We can now make some changes on this experimental branch.

The git status command flags the files that have been changed, and the git diff command provides the details. As before, if we are happy with these changes then we can git add and git commit to save a new snapshot with these changes in. The differing paths can be seen when we run the git log command. The master branch remains pointing to our second commit, whilst the new branch has added a third.

We can return the state of our code to that viewed by the master branch by entering the git checkout master command. Note, care should be taken with this command as any unstaged and uncommitted changes would be lost in the move. After our review, if we are happy to add the new dev changes to the main chain, we can then merge the two branches together.

As the dev branch was merely one commit down the line from the master branch, the merge command simply applied the Fast-forward strategy, ie updated the master to simply point at the latest commit. Had we made a commit to the master branch before we applied this merge command, then a recursive strategy would have been used instead and a new additional commit would have been created by git that had both changes from the two branches. Were there to be any conflicts between the two branches (ie should one delete a line and another add more detail to the same line), then git would flag these conflicts for manual resolution.

Now that we are happy with the changes made in the experimental branch, we can simply delete this branch. Note, we are deleting the pointer, and not any of the changes that were was associated with it.

The advantage of using branches is that the stable version of the code can remain untouched earlier on in the commit history, and newer versions can then be developed. These can bifurcate even further as other people commit their changes to these differing developmental paths (see Section 3.4 of the online git book for some examples).

## 7.6 Remotes

To further enable collaboration, git enables remotes to be added to repositories. As the name implies, a remote is a remote storage location for your code repository. Technically the remote should simply store a cloned directory with the same commits and branches that a user has on their local machine. However, as remotes can be accessed by multiple users, these two histories can diverge. Git manages this with additional commands such as git pull and git fetch to see what other changes have been made to the remote by other contributors. Once the local changes are ready for deployment, git push can be used to send the local changes to the remote storage destination. Setting up SSH keys is recommended in order to enable encrypted and secure transit of the code to the remote location(s).

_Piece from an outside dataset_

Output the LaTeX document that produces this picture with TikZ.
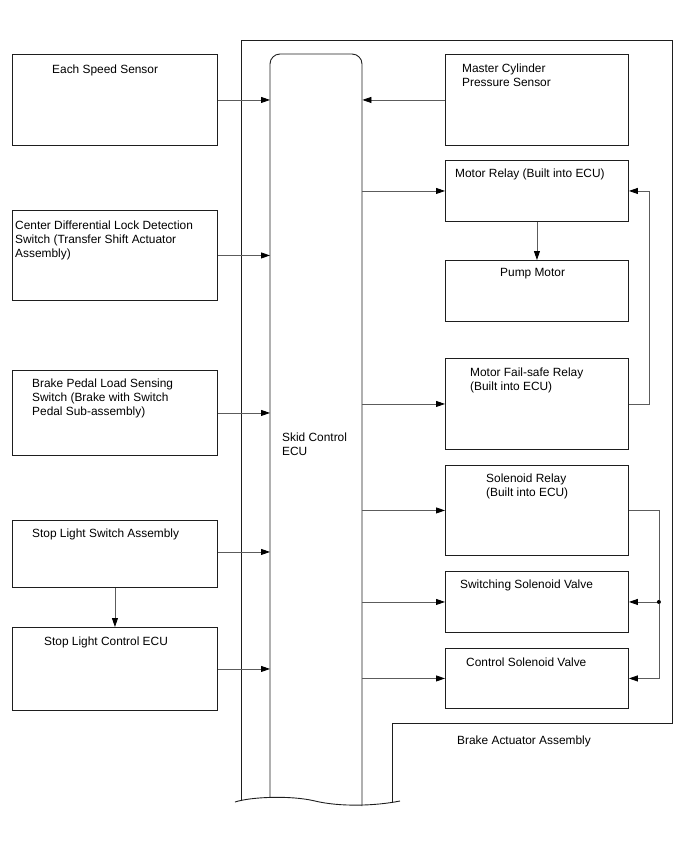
\documentclass[tikz,border=0pt]{standalone}
\usepackage{fontspec}
\setmainfont{Liberation Sans}
\usetikzlibrary{arrows.meta,positioning}
\definecolor{abBorder}{HTML}{1E1E1E}
\definecolor{abWire}{HTML}{5C5C5C}

\begin{document}
\begin{tikzpicture}[x=1pt,y=-1pt,
        box/.style={
            draw=abBorder,
            line width=0.9pt,
            anchor=north west,
            inner sep=0pt
        },
        txt/.style={
            anchor=north west,
            inner sep=0pt,
            align=left,
            font=\fontsize{11.9}{14}\selectfont
        },
        outline/.style={
            draw=abBorder,
            line width=0.9pt
        },
        arrow/.style={
            -{Triangle[length=9pt,width=6pt,color=black]},
            line width=0.8pt,
            draw=abWire
        },
        wire/.style={
            line width=0.8pt,
            draw=abWire
        }
    ]
    \useasboundingbox (0,0) rectangle (688,852);

    % brake actuator assembly and ECU
    \draw[outline] (241,801) -- (241,40) -- (672,40) -- (672,723) -- (392,723) -- (392,803);
    \draw[outline, rounded corners=10pt] (270,797) -- (270,54) -- (362,54) -- (362,806);
    \draw[outline] (235,802) .. controls (250,797) and (290,795) .. (315,801)
        .. controls (340,807) and (375,806) .. (400,801);
    \node[anchor=north west, inner sep=0pt, minimum width=92pt, minimum height=740pt] (ecu) at (270,54) {};
    \node[txt] (ecutxt) at (282,432.5) {Skid Control\\ECU};
    \node[txt] (acttxt) at (457,735.5) {Brake Actuator Assembly};

    % inputs
    \node[box, minimum width=205pt, minimum height=91pt] (speed) at (12,54) {};
    \node[box, minimum width=205pt, minimum height=90pt] (cdl) at (12,210) {};
    \node[box, minimum width=205pt, minimum height=85pt] (pedal) at (12,370) {};
    \node[box, minimum width=205pt, minimum height=67pt] (stopsw) at (12,520) {};
    \node[box, minimum width=205pt, minimum height=83pt] (stopecu) at (12,627) {};
    \node[box, minimum width=183pt, minimum height=91pt] (mcps) at (445,54) {};

    \node[txt] (speedtxt) at (52,64.5) {Each Speed Sensor};
    \node[txt] (cdltxt) at (15,220.5) {Center Differential Lock Detection\\Switch (Transfer Shift Actuator\\Assembly)};
    \node[txt] (pedaltxt) at (32,378.5) {Brake Pedal Load Sensing\\Switch (Brake with Switch\\Pedal Sub-assembly)};
    \node[txt] (stopswtxt) at (32,528.5) {Stop Light Switch Assembly};
    \node[txt] (stopecutxt) at (44,636.5) {Stop Light Control ECU};
    \node[txt] (mcpstxt) at (462,63.5) {Master Cylinder\\Pressure Sensor};

    % outputs
    \node[box, minimum width=183pt, minimum height=61pt] (mrelay) at (445,160) {};
    \node[box, minimum width=183pt, minimum height=61pt] (pump) at (445,260) {};
    \node[box, minimum width=183pt, minimum height=91pt] (fsrelay) at (445,358) {};
    \node[box, minimum width=183pt, minimum height=90pt] (srelay) at (445,465) {};
    \node[box, minimum width=183pt, minimum height=61pt] (swvalve) at (445,571) {};
    \node[box, minimum width=183pt, minimum height=60pt] (ctvalve) at (445,648) {};

    \node[txt] (mrelaytxt) at (455,168.5) {Motor Relay (Built into ECU)};
    \node[txt] (pumptxt) at (500,268.5) {Pump Motor};
    \node[txt] (fsrelaytxt) at (470,367.5) {Motor Fail-safe Relay\\(Built into ECU)};
    \node[txt] (srelaytxt) at (486,473.5) {Solenoid Relay\\(Built into ECU)};
    \node[txt] (swvalvetxt) at (460,579.5) {Switching Solenoid Valve};
    \node[txt] (ctvalvetxt) at (466,657.5) {Control Solenoid Valve};

    % signal lines
    \draw[arrow] (speed.east) -- (speed.east -| ecu.west);
    \draw[arrow] (cdl.east) -- (cdl.east -| ecu.west);
    \draw[arrow] (pedal.east) -- (pedal.east -| ecu.west);
    \draw[arrow] ([yshift=2pt]stopsw.east) -- ([yshift=2pt]stopsw.east -| ecu.west);
    \draw[arrow] (stopecu.east) -- (stopecu.east -| ecu.west);
    \draw[arrow] (stopsw.south) -- (stopecu.north);
    \draw[arrow] (mcps.west) -- (mcps.west -| ecu.east);

    \draw[arrow] (mrelay.west -| ecu.east) -- (mrelay.west);
    \draw[arrow] (fsrelay.west -| ecu.east) -- (fsrelay.west);
    \draw[arrow] (srelay.west -| ecu.east) -- (srelay.west);
    \draw[arrow] (swvalve.west -| ecu.east) -- (swvalve.west);
    \draw[arrow] (ctvalve.west -| ecu.east) -- (ctvalve.west);
    \draw[arrow] (mrelay.south) -- (pump.north);

    \draw[arrow] (fsrelay.east) -- ++(20,0) |- (mrelay.east);
    \coordinate (sbus) at ([xshift=30pt]srelay.east);
    \node[circle, fill=black, inner sep=0pt, minimum size=4pt] (sdot) at (sbus |- swvalve.east) {};
    \draw[wire] (srelay.east) -- (sbus) -- (sdot);
    \draw[arrow] (sdot) |- (ctvalve.east);
    \draw[arrow] (sdot) -- (swvalve.east);

\end{tikzpicture}
\end{document}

## 7.7 Graphical User Interfaces

When lots of changes have been made, it can be easier to use a Graphical User Interface (GUI) to view the changes in a window rather than in the command prompt. A popular GUI, that also serves as a remote, is github.com. The GUI enables side by side views of changes made to different files, allows for line by line comments, and can commit changes to the repository online.

Github also has other capabilities, such as adding projects to repositories (to manage progress), and the ability to clone/watch other online open source repositories.